Where to go next: Tooshlights is the newest thing in traffic management, eliminating the need (forgive the pun) to peek under the doors of bathroom stalls to find an empty one, or guess which will be available next.
The manufacturer claims the red light/green light system speeds up the bathroom line by 50%
That’s especially important in airports, where bathrooms get backed up (forgive this pun, too) at particular times, such as when a large plane just landed, and at intermission.
You can add in intermission at theaters and concert venues, as well as convention centers.
The bathroom management system has just been installed in more than 20 restrooms in American Airlines’ Terminal 4 at Los Angeles International Airport (LAX).
It’s a larger, more visible, and more high-tech version of the tiny “vacant” or “in use” tabs on many public bathrooms, including on airplanes.
Equally important, the new digital system keeps track of the number of people who use a bathroom and particular stall, and alerts a janitor to clean it when it has reached what is described in corporate-speak as a “specific passenger usage threshold”. In other words, time to clean it and restock the toilet paper.
According to an Airport Council International (ACI) Airport Service Quality (ASQ) Survey, overcrowded and inefficient airport bathrooms were one of the top complaints by LAX passengers in 2017.
Infax’s SmartRestroom pilot program was adopted by Houston Airport System in 2017, separate from Tooshlights, and has since expanded to additional airports and to convention centers. There’s no word, in conversational English or in corporate-speak, whether those pilot systems will add Tooshlights.
More corporate-speak from Tooshlights, which claims proudly on its website, “Our intent is to revolutionize the human/building interface” Whatever that means.
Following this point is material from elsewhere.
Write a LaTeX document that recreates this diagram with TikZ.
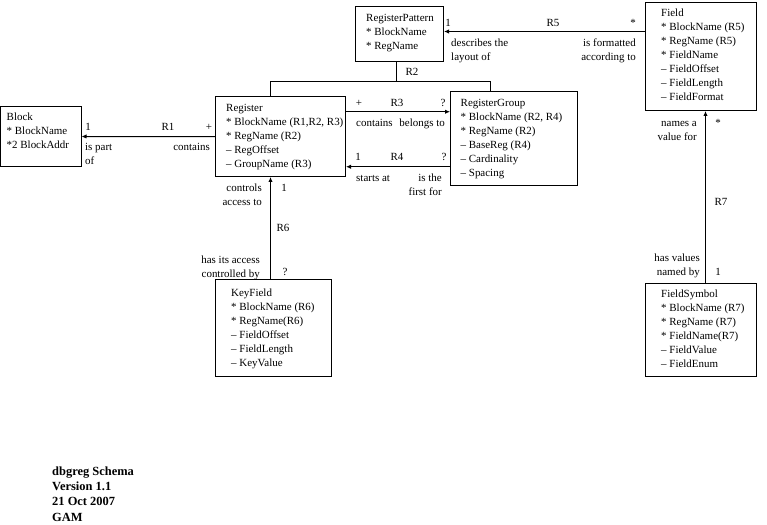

I don’t like the corporate-speak, but I do love the product name. You gotta love something called Tooshlights, even if you think it’s an unnecessary additional digital intrusion in our lives.
LAX is the first airport in the world to implement the system, and plans to expand it to other restrooms and terminals used by other airlines.
Both the manufacturer and the airport are seeking feedback from users.
What do you think? Do we need traffic lights in the bathroom?
I’m headed to LAX soon, and it just might be worth flying American Airlines just to test out the new bathroom traffic lights.